Given problem:
Up to and including the line with "0.10, 0.12, 0.10]", write out the listing from its first line, minus the pictures.

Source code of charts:

──────

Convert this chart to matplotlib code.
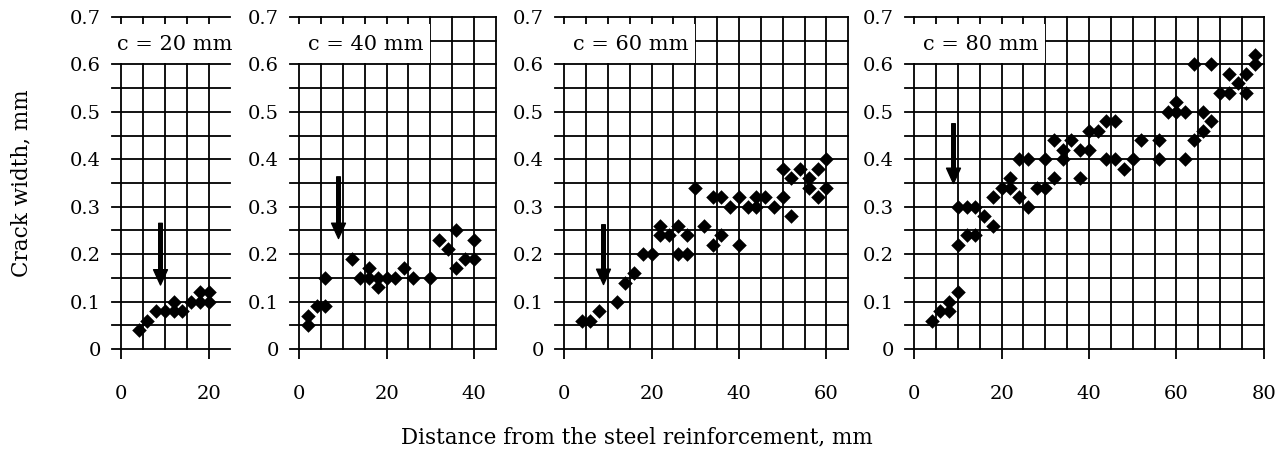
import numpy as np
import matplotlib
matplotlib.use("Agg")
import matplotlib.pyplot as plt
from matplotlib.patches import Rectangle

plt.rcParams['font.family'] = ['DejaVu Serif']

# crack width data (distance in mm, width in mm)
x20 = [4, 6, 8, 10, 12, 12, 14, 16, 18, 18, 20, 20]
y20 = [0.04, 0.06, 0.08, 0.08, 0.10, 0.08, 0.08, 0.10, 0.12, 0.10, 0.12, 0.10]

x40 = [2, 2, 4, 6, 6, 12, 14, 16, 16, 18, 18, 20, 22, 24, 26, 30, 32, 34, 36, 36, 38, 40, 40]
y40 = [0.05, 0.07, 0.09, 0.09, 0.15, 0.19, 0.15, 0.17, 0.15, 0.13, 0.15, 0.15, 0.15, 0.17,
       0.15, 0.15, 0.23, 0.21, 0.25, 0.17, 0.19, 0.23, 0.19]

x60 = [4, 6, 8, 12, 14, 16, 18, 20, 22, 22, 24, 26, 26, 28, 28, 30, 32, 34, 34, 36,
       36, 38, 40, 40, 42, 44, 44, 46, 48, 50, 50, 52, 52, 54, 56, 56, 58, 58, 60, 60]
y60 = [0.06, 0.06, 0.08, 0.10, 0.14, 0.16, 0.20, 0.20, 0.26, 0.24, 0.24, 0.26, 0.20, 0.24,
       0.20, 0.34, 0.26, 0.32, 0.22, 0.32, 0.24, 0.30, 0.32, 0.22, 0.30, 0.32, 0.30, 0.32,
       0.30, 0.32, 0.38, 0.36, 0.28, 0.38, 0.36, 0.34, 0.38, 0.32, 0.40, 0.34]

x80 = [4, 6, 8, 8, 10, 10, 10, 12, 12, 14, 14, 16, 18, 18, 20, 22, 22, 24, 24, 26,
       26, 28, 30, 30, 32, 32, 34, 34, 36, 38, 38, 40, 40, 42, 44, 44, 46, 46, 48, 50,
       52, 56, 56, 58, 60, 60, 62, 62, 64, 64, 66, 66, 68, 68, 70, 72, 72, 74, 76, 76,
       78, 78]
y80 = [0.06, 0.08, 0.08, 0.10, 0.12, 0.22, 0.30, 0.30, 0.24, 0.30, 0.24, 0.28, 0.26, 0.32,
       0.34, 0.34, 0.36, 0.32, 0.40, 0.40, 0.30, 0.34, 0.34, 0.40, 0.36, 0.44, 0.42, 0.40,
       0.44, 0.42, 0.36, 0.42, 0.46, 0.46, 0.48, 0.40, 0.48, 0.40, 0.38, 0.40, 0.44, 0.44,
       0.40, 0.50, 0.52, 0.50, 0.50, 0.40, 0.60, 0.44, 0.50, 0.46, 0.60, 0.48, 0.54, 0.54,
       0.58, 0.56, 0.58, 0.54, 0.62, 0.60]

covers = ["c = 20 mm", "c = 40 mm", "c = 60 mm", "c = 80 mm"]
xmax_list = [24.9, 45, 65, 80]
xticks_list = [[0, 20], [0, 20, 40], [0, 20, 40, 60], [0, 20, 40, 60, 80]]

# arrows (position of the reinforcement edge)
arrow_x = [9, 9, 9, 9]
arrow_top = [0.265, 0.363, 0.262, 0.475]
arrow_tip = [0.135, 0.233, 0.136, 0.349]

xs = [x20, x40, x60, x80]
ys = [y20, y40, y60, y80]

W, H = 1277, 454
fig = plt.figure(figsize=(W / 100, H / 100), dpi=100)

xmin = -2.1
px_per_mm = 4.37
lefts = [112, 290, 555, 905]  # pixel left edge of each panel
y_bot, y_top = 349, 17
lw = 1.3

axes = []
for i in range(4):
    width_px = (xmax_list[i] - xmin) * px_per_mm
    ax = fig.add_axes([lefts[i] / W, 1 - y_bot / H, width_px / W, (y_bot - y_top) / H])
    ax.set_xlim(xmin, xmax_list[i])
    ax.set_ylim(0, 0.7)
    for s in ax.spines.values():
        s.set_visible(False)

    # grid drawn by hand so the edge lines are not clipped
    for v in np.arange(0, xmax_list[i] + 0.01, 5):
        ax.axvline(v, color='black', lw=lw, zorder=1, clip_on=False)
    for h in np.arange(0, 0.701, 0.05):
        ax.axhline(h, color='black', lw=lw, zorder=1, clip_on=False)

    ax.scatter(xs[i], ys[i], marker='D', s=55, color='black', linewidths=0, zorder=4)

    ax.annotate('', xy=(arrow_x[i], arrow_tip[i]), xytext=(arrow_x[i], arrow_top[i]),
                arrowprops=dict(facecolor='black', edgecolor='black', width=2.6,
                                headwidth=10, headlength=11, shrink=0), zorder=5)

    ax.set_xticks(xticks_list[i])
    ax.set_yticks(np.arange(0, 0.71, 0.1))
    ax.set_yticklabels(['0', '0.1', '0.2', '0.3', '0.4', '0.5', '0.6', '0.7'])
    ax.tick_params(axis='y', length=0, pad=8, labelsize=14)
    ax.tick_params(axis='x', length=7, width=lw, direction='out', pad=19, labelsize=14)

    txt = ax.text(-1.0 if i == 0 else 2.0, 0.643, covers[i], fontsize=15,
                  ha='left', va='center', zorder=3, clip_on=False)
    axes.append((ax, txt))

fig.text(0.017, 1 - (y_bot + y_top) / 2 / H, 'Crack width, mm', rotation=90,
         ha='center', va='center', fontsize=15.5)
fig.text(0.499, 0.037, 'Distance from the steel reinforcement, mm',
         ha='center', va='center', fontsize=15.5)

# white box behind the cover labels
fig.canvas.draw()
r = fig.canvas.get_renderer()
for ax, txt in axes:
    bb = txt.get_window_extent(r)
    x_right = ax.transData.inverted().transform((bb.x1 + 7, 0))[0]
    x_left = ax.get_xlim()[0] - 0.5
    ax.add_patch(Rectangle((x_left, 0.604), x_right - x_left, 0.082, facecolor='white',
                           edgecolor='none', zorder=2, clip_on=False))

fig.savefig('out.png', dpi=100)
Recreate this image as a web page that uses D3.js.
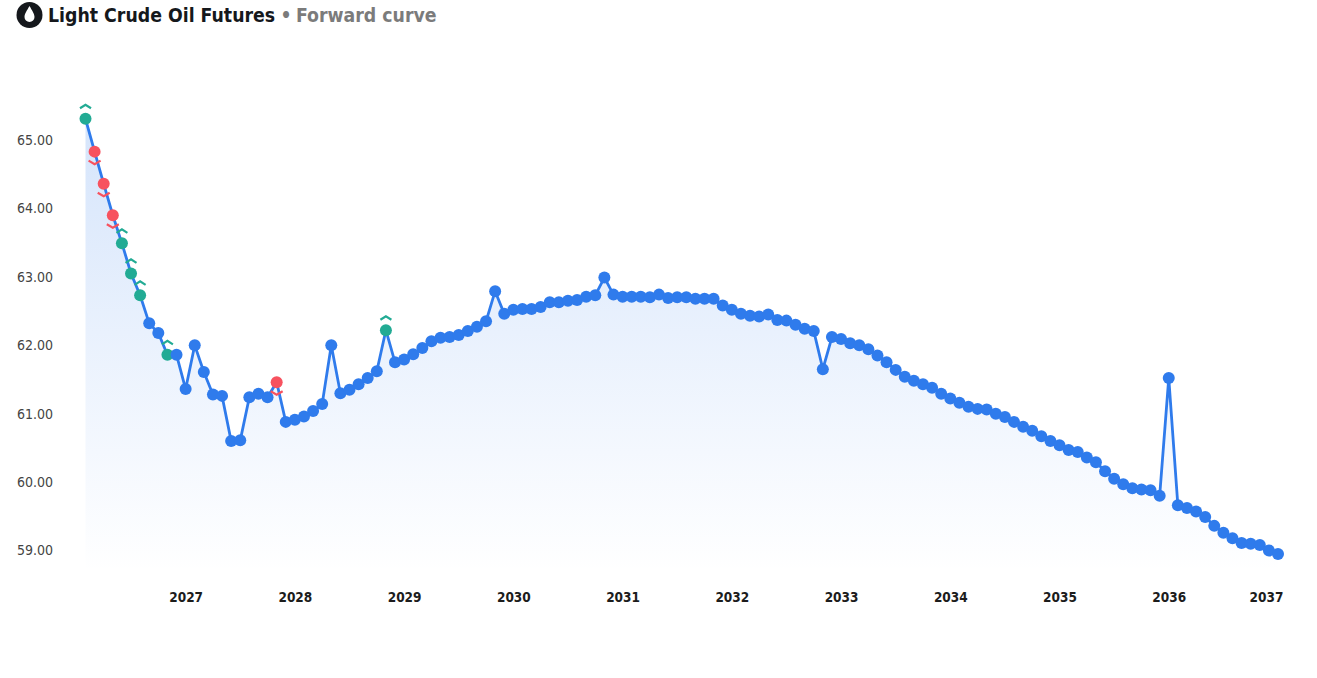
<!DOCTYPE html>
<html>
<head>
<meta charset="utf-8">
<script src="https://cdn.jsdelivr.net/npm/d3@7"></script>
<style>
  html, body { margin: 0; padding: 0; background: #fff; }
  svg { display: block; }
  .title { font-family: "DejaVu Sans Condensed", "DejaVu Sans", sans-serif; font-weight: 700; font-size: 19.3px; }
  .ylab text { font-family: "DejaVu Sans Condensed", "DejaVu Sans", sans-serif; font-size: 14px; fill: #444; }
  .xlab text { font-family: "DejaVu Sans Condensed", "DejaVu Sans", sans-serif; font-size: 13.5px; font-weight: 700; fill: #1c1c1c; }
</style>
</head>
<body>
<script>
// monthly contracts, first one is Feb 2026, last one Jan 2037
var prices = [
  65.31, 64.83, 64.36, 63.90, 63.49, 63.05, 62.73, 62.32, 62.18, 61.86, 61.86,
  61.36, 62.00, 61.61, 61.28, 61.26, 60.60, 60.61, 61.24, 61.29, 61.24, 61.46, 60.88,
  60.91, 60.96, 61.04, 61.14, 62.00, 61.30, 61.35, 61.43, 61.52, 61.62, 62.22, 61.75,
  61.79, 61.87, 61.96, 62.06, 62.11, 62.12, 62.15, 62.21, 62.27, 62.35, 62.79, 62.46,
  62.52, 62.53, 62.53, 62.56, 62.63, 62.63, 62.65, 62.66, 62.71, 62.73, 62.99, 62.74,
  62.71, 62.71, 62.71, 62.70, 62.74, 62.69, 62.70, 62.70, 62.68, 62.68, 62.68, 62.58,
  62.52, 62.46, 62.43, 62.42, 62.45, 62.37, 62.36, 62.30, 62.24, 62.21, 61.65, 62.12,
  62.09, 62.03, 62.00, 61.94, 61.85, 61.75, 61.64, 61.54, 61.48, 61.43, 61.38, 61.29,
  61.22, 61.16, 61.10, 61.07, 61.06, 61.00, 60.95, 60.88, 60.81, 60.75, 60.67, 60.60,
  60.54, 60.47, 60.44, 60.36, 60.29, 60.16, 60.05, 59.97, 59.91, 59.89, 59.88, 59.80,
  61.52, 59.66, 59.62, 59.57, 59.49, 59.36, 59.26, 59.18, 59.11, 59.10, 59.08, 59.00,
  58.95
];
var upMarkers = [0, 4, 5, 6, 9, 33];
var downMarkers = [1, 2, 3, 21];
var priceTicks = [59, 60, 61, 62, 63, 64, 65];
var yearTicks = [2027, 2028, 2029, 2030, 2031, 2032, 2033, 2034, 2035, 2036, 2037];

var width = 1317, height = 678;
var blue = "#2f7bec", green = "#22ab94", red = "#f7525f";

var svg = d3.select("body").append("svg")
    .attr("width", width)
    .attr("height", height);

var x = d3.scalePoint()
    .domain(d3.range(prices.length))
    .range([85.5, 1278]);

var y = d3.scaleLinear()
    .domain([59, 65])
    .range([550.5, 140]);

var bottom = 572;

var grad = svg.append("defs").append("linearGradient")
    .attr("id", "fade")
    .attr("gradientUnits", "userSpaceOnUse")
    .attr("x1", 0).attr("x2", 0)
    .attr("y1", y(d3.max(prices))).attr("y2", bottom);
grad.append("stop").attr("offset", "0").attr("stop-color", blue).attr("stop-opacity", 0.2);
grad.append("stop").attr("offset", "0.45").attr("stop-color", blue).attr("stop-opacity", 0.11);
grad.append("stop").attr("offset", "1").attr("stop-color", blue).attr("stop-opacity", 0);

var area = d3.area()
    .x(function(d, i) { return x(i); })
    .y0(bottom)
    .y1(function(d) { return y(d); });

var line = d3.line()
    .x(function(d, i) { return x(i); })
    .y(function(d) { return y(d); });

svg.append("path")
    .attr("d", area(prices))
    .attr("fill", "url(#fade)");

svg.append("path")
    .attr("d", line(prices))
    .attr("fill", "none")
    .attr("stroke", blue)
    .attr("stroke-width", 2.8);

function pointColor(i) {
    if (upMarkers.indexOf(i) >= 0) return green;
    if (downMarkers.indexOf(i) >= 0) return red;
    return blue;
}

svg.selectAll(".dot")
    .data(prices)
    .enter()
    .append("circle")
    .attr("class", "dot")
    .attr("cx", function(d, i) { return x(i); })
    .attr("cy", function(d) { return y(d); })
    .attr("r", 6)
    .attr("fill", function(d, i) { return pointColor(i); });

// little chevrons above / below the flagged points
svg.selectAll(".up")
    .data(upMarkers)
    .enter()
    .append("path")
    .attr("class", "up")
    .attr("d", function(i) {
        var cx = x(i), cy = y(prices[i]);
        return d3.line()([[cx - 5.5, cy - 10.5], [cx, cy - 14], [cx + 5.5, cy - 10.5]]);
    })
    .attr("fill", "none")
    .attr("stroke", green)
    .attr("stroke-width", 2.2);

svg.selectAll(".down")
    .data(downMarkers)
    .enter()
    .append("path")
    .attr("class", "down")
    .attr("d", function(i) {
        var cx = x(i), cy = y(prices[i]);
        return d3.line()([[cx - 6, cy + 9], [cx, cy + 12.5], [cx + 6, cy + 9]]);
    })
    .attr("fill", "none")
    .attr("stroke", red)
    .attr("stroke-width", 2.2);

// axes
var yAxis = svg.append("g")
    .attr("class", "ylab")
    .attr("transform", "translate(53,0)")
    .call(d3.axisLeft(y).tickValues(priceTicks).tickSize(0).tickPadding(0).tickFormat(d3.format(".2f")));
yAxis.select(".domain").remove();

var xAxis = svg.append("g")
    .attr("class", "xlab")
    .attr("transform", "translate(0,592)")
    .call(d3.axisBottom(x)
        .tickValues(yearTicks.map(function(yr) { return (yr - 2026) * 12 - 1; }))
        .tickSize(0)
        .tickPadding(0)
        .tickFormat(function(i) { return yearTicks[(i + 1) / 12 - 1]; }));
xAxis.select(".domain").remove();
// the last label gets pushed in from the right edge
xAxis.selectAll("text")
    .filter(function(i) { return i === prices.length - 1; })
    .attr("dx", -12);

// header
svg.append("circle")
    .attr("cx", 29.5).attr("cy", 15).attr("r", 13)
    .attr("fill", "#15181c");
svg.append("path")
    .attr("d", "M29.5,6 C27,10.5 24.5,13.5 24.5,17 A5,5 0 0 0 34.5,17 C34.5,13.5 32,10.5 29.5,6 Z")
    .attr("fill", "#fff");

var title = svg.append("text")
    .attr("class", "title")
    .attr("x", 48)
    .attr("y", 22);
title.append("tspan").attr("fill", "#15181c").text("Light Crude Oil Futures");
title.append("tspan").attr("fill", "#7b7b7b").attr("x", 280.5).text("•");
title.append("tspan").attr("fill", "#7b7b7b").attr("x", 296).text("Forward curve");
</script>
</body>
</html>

──────

Result:
Convert this chart to matplotlib code.
import numpy as np
import matplotlib
matplotlib.use("Agg")
import matplotlib.pyplot as plt
from matplotlib.patches import Rectangle

plt.rcParams['font.family'] = ['DejaVu Serif']

# crack width data (distance in mm, width in mm)
x20 = [4, 6, 8, 10, 12, 12, 14, 16, 18, 18, 20, 20]
y20 = [0.04, 0.06, 0.08, 0.08, 0.10, 0.08, 0.08, 0.10, 0.12, 0.10, 0.12, 0.10]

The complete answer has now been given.